Created 03-30-2017 01:28 PM
I have a functioning HDP cluster that seems to be working perfectly except for Hive and Oozie, which will not start. The problems with these two cropped up at install time, but I (chose to) ignore them at the time as I did not need / want to use them immediately (all I needed at first were basic Hadoop things like HDFS, Sqoop and Flume, Map-Reduce, and so forth) so I installed these and left the problems for later.
I am now revisiting these ‘components’ as I need to find (and fix) whatever is going wrong. I have started with Hive, and worked my way up the problem chain, starting with the Hive Metastore failing to start and working backward. To cut a long story very short, the step in the chain that is failing is the schema-tool initialization of the Hive meta-store database schema, and here the underlying (root) cause seems to be a jdbc problem – it fails to load the drivers for some reason (relevant pats of the error message are):
/usr/hdp/current/hive-client/bin/schematool -initSchema -dbType mysql Metastore connection URL:jdbc:mysql://hdata2.edi.local/hive Metastore Connection Driver :com.mysql.jdbc.Driver Metastore connection User:hive org.apache.hadoop.hive.metastore.HiveMetaException: Failed to load driver Underlying cause: java.lang.ClassNotFoundException : com.mysql.jdbc.Driver *** schemaTool failed ***
Other programs - like sqoop for example - can connect to this MySQL database over jdbc, so I cannot figure out why the Hive schema-tool cannot. The errors messages suggest that it does not find the jdbc jar file, but the right symlink is in /usr/share/java and everybody else seems to find it without problem. I have v5.1.28 of the Oracle mysql-connector-java jar file which is the current version, so it’s not a problem with back-level files either.
I have MySQL installed on the ‘master’ node of the cluster; Ambari is happily using it, I can drive it from the CLI, can read and write data to it with flume, etc. So I know that it is installed correctly and working, that I can connect to it from all the nodes in my cluster, and that it also has a (empty) database for Hive to use, has users created and permission grants in place, etc.
So, I cannot figure out what the underlying problem is, and I could use suggestions as to possible causes/solutions. Does Hive (well, the Hive schema tool) need to have jdbc somewhere special?
Regards, and thanks in advance to all,
Rick
Created 03-30-2017 10:29 PM
Hive requires the mysql jdbc jar under HIVE_HOME/lib (/usr/hdp/current/hive-client/lib/). This generally should be done on all hosts that have hive installed (at the least on the hive host and host where you are running the schema tool from).
Created 03-31-2017 10:29 AM
Ta Deepesh - that fixed it.
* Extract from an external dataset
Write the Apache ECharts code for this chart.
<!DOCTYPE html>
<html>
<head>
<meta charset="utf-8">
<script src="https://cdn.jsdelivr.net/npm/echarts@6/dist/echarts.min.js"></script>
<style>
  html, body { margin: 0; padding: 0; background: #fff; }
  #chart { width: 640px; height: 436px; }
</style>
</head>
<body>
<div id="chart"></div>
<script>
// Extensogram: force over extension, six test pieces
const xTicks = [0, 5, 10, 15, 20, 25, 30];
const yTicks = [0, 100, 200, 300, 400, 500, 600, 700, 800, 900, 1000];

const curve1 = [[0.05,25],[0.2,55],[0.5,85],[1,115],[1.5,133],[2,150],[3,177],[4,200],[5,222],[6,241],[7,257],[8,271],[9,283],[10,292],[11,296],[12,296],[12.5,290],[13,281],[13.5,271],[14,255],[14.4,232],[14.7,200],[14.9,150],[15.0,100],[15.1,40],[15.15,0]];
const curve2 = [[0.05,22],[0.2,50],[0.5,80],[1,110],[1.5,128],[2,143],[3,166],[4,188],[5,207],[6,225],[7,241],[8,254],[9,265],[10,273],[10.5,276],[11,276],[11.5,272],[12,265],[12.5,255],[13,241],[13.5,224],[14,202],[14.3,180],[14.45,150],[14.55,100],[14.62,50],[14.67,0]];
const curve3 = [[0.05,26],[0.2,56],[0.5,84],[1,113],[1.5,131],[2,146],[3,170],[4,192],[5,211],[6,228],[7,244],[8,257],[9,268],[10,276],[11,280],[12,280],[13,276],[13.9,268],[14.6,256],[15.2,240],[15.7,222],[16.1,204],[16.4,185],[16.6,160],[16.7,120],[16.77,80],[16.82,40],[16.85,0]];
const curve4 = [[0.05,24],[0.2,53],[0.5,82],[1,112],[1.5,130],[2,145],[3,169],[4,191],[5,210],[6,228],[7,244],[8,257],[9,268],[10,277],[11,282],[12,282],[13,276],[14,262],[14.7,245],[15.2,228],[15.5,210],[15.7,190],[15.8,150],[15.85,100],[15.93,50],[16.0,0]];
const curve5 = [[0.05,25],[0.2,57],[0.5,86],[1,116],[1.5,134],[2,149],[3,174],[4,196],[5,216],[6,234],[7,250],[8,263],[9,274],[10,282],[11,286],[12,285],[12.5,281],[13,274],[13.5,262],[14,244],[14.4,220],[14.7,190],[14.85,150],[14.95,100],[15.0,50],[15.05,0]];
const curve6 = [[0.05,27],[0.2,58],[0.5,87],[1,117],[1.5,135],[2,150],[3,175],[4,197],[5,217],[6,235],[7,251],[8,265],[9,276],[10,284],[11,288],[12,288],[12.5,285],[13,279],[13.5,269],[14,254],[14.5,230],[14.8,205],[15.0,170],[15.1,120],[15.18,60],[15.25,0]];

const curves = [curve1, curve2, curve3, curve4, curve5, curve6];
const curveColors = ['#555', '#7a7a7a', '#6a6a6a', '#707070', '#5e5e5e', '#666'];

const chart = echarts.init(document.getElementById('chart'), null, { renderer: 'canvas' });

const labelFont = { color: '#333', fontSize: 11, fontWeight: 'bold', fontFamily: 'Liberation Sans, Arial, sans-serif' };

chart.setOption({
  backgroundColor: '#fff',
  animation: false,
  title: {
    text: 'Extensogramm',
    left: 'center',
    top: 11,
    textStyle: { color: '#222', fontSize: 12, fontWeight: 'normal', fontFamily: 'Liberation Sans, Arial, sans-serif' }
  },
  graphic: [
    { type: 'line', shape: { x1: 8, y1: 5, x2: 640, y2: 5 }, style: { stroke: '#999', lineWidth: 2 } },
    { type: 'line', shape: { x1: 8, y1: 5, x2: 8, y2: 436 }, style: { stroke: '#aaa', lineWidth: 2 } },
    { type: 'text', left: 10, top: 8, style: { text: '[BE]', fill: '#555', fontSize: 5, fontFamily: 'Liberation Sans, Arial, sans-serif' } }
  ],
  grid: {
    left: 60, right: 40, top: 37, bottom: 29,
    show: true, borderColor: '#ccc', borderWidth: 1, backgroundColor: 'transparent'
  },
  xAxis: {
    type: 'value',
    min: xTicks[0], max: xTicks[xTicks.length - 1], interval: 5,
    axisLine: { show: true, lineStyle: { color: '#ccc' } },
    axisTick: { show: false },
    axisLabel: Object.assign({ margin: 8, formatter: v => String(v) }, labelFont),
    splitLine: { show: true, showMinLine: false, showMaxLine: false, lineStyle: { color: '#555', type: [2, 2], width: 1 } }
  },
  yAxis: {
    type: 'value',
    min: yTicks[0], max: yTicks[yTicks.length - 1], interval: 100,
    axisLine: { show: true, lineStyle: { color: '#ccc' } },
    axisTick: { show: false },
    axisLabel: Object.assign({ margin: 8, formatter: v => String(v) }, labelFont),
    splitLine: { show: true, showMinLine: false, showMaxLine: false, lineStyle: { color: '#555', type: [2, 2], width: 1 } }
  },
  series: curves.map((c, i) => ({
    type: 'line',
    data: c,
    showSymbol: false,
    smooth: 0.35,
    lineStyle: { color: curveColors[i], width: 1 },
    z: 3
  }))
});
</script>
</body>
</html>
At least I can now get one step further... at least schematool now loads the jdbc drivers before abending [on a 'connection refused' exception even though I can log into the MySQL db from the command line... sigh]. Thanks a million... By the way, I put a symlink into HIVE_HOME/lib for the file (as opposed to physically copying it) - having multiple physical copies of something like a jdbc driver JAR creates too many opportunities for versions to get out of synch for my liking.